Les Bourbons m’ont-ils jamais écrit des lettres pareilles à celles que je viens de produire ? Se sont-ils jamais doutés que je m’élevais au-dessus de tel faiseur de vers ou de tel politique de feuilleton ?

Lorsque, petit garçon, j’errais, compagnon des pâtres, sur les bruyères de Combourg, aurais-je pu croire qu’un temps viendrait où je marcherais entre les deux plus hautes puissances de la terre, puissances abattues, donnant le bras d’un côté à la famille de Saint-Louis, de l’autre à celle de Napoléon ; grandeurs ennemies qui s’appuient également, dans l’infortune qui les rapproche, sur l’homme faible et fidèle, sur l’homme dédaigné de la légitimité ?

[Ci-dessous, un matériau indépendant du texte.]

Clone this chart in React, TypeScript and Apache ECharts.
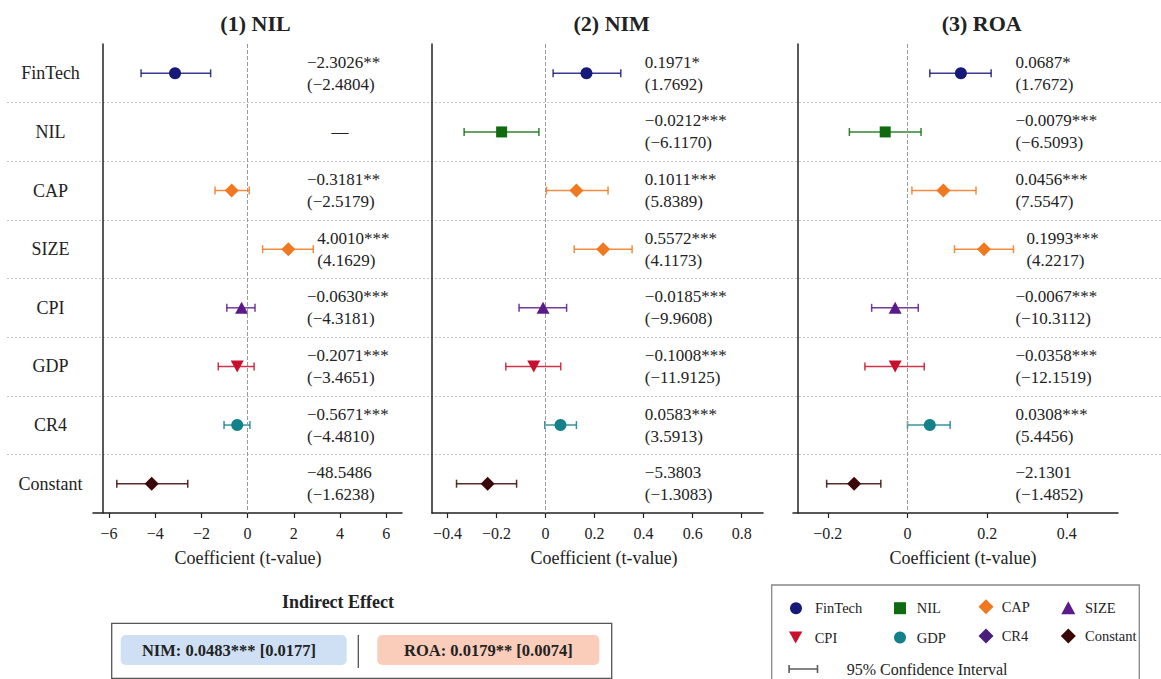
import React, { useEffect, useRef } from 'react';
import * as echarts from 'echarts';

// ---------------- data ----------------
const categories = ['FinTech', 'NIL', 'CAP', 'SIZE', 'CPI', 'GDP', 'CR4', 'Constant'];
const panelTitles = ['(1) NIL', '(2) NIM', '(3) ROA'];
const axisTitle = 'Coefficient (t-value)';

const nilCoef = ['\u22122.3026**', '\u2014', '\u22120.3181**', '4.0010***', '\u22120.0630***', '\u22120.2071***', '\u22120.5671***', '\u221248.5486'];
const nilT = ['(\u22122.4804)', '', '(\u22122.5179)', '(4.1629)', '(\u22124.3181)', '(\u22123.4651)', '(\u22124.4810)', '(\u22121.6238)'];
const nilPoint = [-3.14, null, -0.69, 1.76, -0.26, -0.45, -0.45, -4.15];
const nilLow = [-4.61, null, -1.41, 0.65, -0.90, -1.27, -1.02, -5.66];
const nilHigh = [-1.60, null, 0.07, 2.84, 0.32, 0.28, 0.10, -2.59];
const nilTicks = [-6, -4, -2, 0, 2, 4, 6];

const nimCoef = ['0.1971*', '\u22120.0212***', '0.1011***', '0.5572***', '\u22120.0185***', '\u22120.1008***', '0.0583***', '\u22125.3803'];
const nimT = ['(1.7692)', '(\u22126.1170)', '(5.8389)', '(4.1173)', '(\u22129.9608)', '(\u221211.9125)', '(3.5913)', '(\u22121.3083)'];
const nimPoint = [0.167, -0.179, 0.126, 0.235, -0.010, -0.048, 0.061, -0.236];
const nimLow = [0.031, -0.332, 0.004, 0.117, -0.108, -0.162, -0.003, -0.363];
const nimHigh = [0.307, -0.027, 0.255, 0.353, 0.086, 0.062, 0.126, -0.118];
const nimTicks = [-0.4, -0.2, 0, 0.2, 0.4, 0.6, 0.8];

const roaCoef = ['0.0687*', '\u22120.0079***', '0.0456***', '0.1993***', '\u22120.0067***', '\u22120.0358***', '0.0308***', '\u22122.1301'];
const roaT = ['(1.7672)', '(\u22126.5093)', '(7.5547)', '(4.2217)', '(\u221210.3112)', '(\u221212.1519)', '(5.4456)', '(\u22121.4852)'];
const roaPoint = [0.134, -0.056, 0.090, 0.192, -0.031, -0.031, 0.056, -0.134];
const roaLow = [0.056, -0.146, 0.011, 0.118, -0.090, -0.107, 0.000, -0.203];
const roaHigh = [0.210, 0.034, 0.172, 0.266, 0.027, 0.042, 0.107, -0.067];
const roaTicks = [-0.2, 0, 0.2, 0.4];

const indirectTitle = 'Indirect Effect';
const indirectNIM = 'NIM: 0.0483*** [0.0177]';
const indirectROA = 'ROA: 0.0179** [0.0074]';

const legendNames = ['FinTech', 'NIL', 'CAP', 'SIZE', 'CPI', 'GDP', 'CR4', 'Constant'];
const ciLegendName = '95% Confidence Interval';

// ---------------- styles / layout ----------------
const FONT = '"Liberation Serif", "Times New Roman", Times, serif';
const INK = '#222';
const INV_TRI = 'path://M0,0 L10,0 L5,9 Z';

const rowColors = ['#15197a', '#0f6b0f', '#f07820', '#f07820', '#5a1a8a', '#c8102e', '#13808a', '#3a0808'];
const rowSymbols = ['circle', 'rect', 'diamond', 'diamond', 'triangle', INV_TRI, 'circle', 'diamond'];
const rowSizes: any[] = [12, 11, 14, 14, [13, 12], [13, 12], 12, 14];

const legendColors = ['#15197a', '#0f6b0f', '#f07820', '#5a1a8a', '#c8102e', '#13808a', '#4a1f7a', '#3a0808'];
const legendIcons = ['circle', 'rect', 'diamond', 'triangle', INV_TRI, 'circle', 'diamond', 'diamond'];
const legendIconSize = [[12, 12], [12, 12], [15, 15], [14, 13], [14, 12], [12, 12], [15, 15], [15, 15]];
const legendColX = [796, 900, 986, 1068.3];
const legendTextX = [815, 916.7, 1001.7, 1085];
const legendRowY = [606.7, 636];

const panels = [
  { coef: nilCoef, t: nilT, point: nilPoint, low: nilLow, high: nilHigh, ticks: nilTicks },
  { coef: nimCoef, t: nimT, point: nimPoint, low: nimLow, high: nimHigh, ticks: nimTicks },
  { coef: roaCoef, t: roaT, point: roaPoint, low: roaLow, high: roaHigh, ticks: roaTicks },
];
const layout = [
  { left: 93, width: 309, min: -6.69, max: 6.68, yOffset: -10, textBase: 2.57, pad: 4, titleX: 255.5, nameX: 248 },
  { left: 432, width: 331, min: -0.463, max: 0.887, yOffset: 0, textBase: 0.405, pad: 12, titleX: 611.7, nameX: 604 },
  { left: 793, width: 325, min: -0.2875, max: 0.5285, yOffset: -5, textBase: 0.271, pad: 13, titleX: 981.7, nameX: 963 },
];
const GRID_TOP = 44;
const GRID_H = 469;

const fmtTick = (v: number) => (v === 0 ? '0' : v < 0 ? '\u2212' + String(Math.abs(v)) : String(v));

function buildOption() {
  const grid: any[] = [];
  const xAxis: any[] = [];
  const yAxis: any[] = [];
  const series: any[] = [];

  panels.forEach((P, pi) => {
    const L = layout[pi];
    grid.push({ left: L.left, top: GRID_TOP, width: L.width, height: GRID_H });
    xAxis.push({
      type: 'value', gridIndex: pi, min: L.min, max: L.max,
      axisLine: { show: true, onZero: false, lineStyle: { color: INK, width: 1.5 } },
      axisTick: { show: true, customValues: P.ticks, length: 5, lineStyle: { color: INK, width: 1.2 } },
      axisLabel: { show: true, customValues: P.ticks, formatter: fmtTick, fontFamily: FONT, fontSize: 16, color: INK, margin: 12 },
      splitLine: { show: false },
    });
    yAxis.push({
      type: 'category', gridIndex: pi, data: categories, inverse: true, offset: L.yOffset,
      axisLine: { show: true, onZero: false, lineStyle: { color: INK, width: 1.5 } },
      axisTick: { show: false },
      axisLabel: { show: pi === 0, align: 'center', margin: 52.5, fontFamily: FONT, fontSize: 18, color: INK },
      splitLine: { show: false },
    });

    const ciData: any[] = [];
    const ptData: any[] = [];
    const txtData: any[] = [];
    categories.forEach((_, i) => {
      if (P.low[i] != null && P.high[i] != null) ciData.push([P.low[i], P.high[i], i]);
      if (P.point[i] != null)
        ptData.push({ value: [P.point[i], i], symbol: rowSymbols[i], symbolSize: rowSizes[i], itemStyle: { color: rowColors[i], opacity: 1 } });
      txtData.push([L.textBase, i]);
    });

    series.push({
      type: 'custom', name: 'ci' + pi, xAxisIndex: pi, yAxisIndex: pi, z: 3,
      encode: { x: [0, 1], y: 2 },
      data: ciData,
      renderItem: (params: any, api: any) => {
        const lo = api.value(0), hi = api.value(1), idx = api.value(2);
        const a = api.coord([lo, idx]);
        const b = api.coord([hi, idx]);
        const c = rowColors[idx];
        const st = { stroke: c, lineWidth: 1.5, opacity: 0.85 };
        const cap = 4;
        return {
          type: 'group',
          children: [
            { type: 'line', shape: { x1: a[0], y1: a[1], x2: b[0], y2: b[1] }, style: st },
            { type: 'line', shape: { x1: a[0], y1: a[1] - cap, x2: a[0], y2: a[1] + cap }, style: st },
            { type: 'line', shape: { x1: b[0], y1: b[1] - cap, x2: b[0], y2: b[1] + cap }, style: st },
          ],
        };
      },
    });

    series.push({
      type: 'scatter', name: 'pt' + pi, xAxisIndex: pi, yAxisIndex: pi, z: 5,
      itemStyle: { opacity: 1 },
      data: ptData,
      markLine: {
        silent: true, symbol: ['none', 'none'], label: { show: false },
        lineStyle: { type: 'dashed', color: '#9a9a9a', width: 1 },
        data: [{ xAxis: 0 }],
      },
    });

    series.push({
      type: 'custom', name: 'txt' + pi, xAxisIndex: pi, yAxisIndex: pi, z: 4,
      encode: { x: 0, y: 1 },
      data: txtData,
      renderItem: (params: any, api: any) => {
        const idx = api.value(1);
        const base = api.coord([L.textBase, idx]);
        let x = base[0];
        const hi = P.high[idx];
        if (hi != null) x = Math.max(x, api.coord([hi, idx])[0] + L.pad);
        const second = P.t[idx];
        if (!second) {
          return {
            type: 'text', x: base[0] + 33, y: base[1],
            style: { text: P.coef[idx], fill: INK, fontSize: 17, fontFamily: FONT, align: 'center', verticalAlign: 'middle', textAlign: 'center', textVerticalAlign: 'middle' },
          };
        }
        return {
          type: 'text', x, y: base[1],
          style: {
            text: P.coef[idx] + '\n' + second, fill: INK, fontSize: 17, fontFamily: FONT, lineHeight: 22,
            align: 'left', verticalAlign: 'middle', textAlign: 'left', textVerticalAlign: 'middle',
          },
        };
      },
    });
  });

  // full-width separator grid
  grid.push({ left: 7, right: 0, top: GRID_TOP, height: GRID_H });
  xAxis.push({ type: 'value', gridIndex: 3, min: 0, max: 1, show: false });
  yAxis.push({
    type: 'value', gridIndex: 3, min: 0, max: 8, interval: 1, inverse: true,
    axisLine: { show: false }, axisTick: { show: false }, axisLabel: { show: false },
    splitLine: { show: true, showMinLine: false, showMaxLine: false, lineStyle: { type: [2, 2], color: '#c4c4c4', width: 1 } },
  });

  // legend series (no data) + legend components
  const legend: any[] = [];
  legendNames.forEach((name, i) => {
    series.push({ type: 'scatter', name, xAxisIndex: 3, yAxisIndex: 3, data: [], symbol: legendIcons[i], itemStyle: { color: legendColors[i], opacity: 1 } });
    const col = i % 4, row = Math.floor(i / 4);
    const [w, h] = legendIconSize[i];
    const cx = legendColX[col], cy = legendRowY[row];
    legend.push({
      left: cx - w / 2, top: cy - h / 2, padding: 0, itemWidth: w, itemHeight: h, selectedMode: false,
      data: [{ name, icon: legendIcons[i] }],
      textStyle: { fontFamily: FONT, fontSize: 14.5, color: INK, padding: [0, 0, 0, legendTextX[col] - (cx + w / 2) - 5] },
    });
  });
  const CI_ICON = 'path://M0,0h1.6v8h-1.6z M0,3.3h30v1.4h-30z M28.4,0h1.6v8h-1.6z';
  series.push({ type: 'scatter', name: ciLegendName, xAxisIndex: 3, yAxisIndex: 3, data: [], symbol: CI_ICON, itemStyle: { color: '#333' } });
  legend.push({
    left: 788.3, top: 665 - 4, padding: 0, itemWidth: 30, itemHeight: 8, selectedMode: false,
    data: [{ name: ciLegendName, icon: CI_ICON }],
    textStyle: { fontFamily: FONT, fontSize: 16, color: INK, padding: [0, 0, 0, 846.7 - 818.3 - 5] },
  });

  const txt = (text: string, x: number, y: number, size: number, bold = false) => ({
    type: 'text', x, y, silent: true,
    style: { text, fill: INK, fontSize: size, fontFamily: FONT, fontWeight: bold ? 'bold' : 'normal', align: 'center', verticalAlign: 'middle', textAlign: 'center', textVerticalAlign: 'middle' },
  });

  const graphic: any[] = [];
  layout.forEach((L, pi) => {
    graphic.push(txt(panelTitles[pi], L.titleX, 23, 22, true));
    graphic.push(txt(axisTitle, L.nameX, 558, 18));
  });
  // indirect effect box
  graphic.push(txt(indirectTitle, 338, 602, 18, true));
  graphic.push({ type: 'rect', shape: { x: 111.7, y: 623.3, width: 500, height: 55 }, style: { fill: 'none', stroke: '#555', lineWidth: 1.3 } });
  graphic.push({ type: 'rect', shape: { x: 120.7, y: 635, width: 226, height: 30, r: 5 }, style: { fill: '#cfe0f4' } });
  graphic.push({ type: 'rect', shape: { x: 377.3, y: 635, width: 222, height: 30, r: 5 }, style: { fill: '#f9cdb9' } });
  graphic.push({ type: 'line', shape: { x1: 358.3, y1: 635, x2: 358.3, y2: 668 }, style: { stroke: '#444', lineWidth: 1.2 } });
  graphic.push(txt(indirectNIM, 229, 650, 16.5, true));
  graphic.push(txt(indirectROA, 488.3, 650, 16.5, true));
  // legend frame
  graphic.push({ type: 'rect', shape: { x: 771.7, y: 585, width: 367.6, height: 110 }, style: { fill: 'none', stroke: '#888', lineWidth: 1.3 } });

  return { animation: false, backgroundColor: '#fff', grid, xAxis, yAxis, series, legend, graphic };
}

export default function App() {
  const ref = useRef<HTMLDivElement>(null);
  useEffect(() => {
    const chart = echarts.init(ref.current!, null, { renderer: 'svg' });
    chart.setOption(buildOption() as any);
    return () => chart.dispose();
  }, []);
  return <div ref={ref} style={{ position: 'fixed', left: 0, top: 0, width: 1161, height: 679, background: '#fff' }} />;
}
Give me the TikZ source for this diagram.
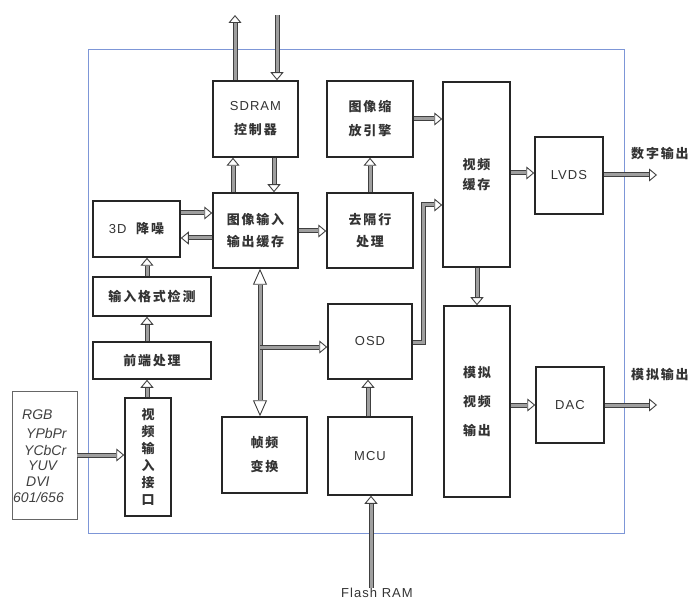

Madame Récamier alla s’établir à Wolfsberg, château habité par M. Parquin[1], dans le voisinage d’Arenenberg, séjour de madame la duchesse de Saint-Leu ; je restai deux jours à Constance. Je vis tout ce qu’on

  1. Charles Parquin, ancien officier des armées impériales. Il connaissait le prince Louis depuis 1822 ; il avait acheté, en 1824, le château de Wolfsberg, sis auprès d’Arenenberg, et avait épousé une demoiselle d’honneur de la reine Hortense, Mlle  Cochelet, fille d’un membre de l’Assemblée constituante et élevée dans le pensionnat de Mme  Campan avec Mlle  de Beauharnais. Le chef d’escadron Parquin prit la part la plus active à l’échauffourée de Strasbourg (30 octobre 1836). Il fut arrêté aux côtés du prince. Traduit devant la cour d’assises du Bas-Rhin, le 6 janvier 1837, il fut acquitté, après une émouvante plaidoirie de son frère, Me  Parquin, qui était, à cette époque, l’un des plus brillants avocats du barreau de Paris.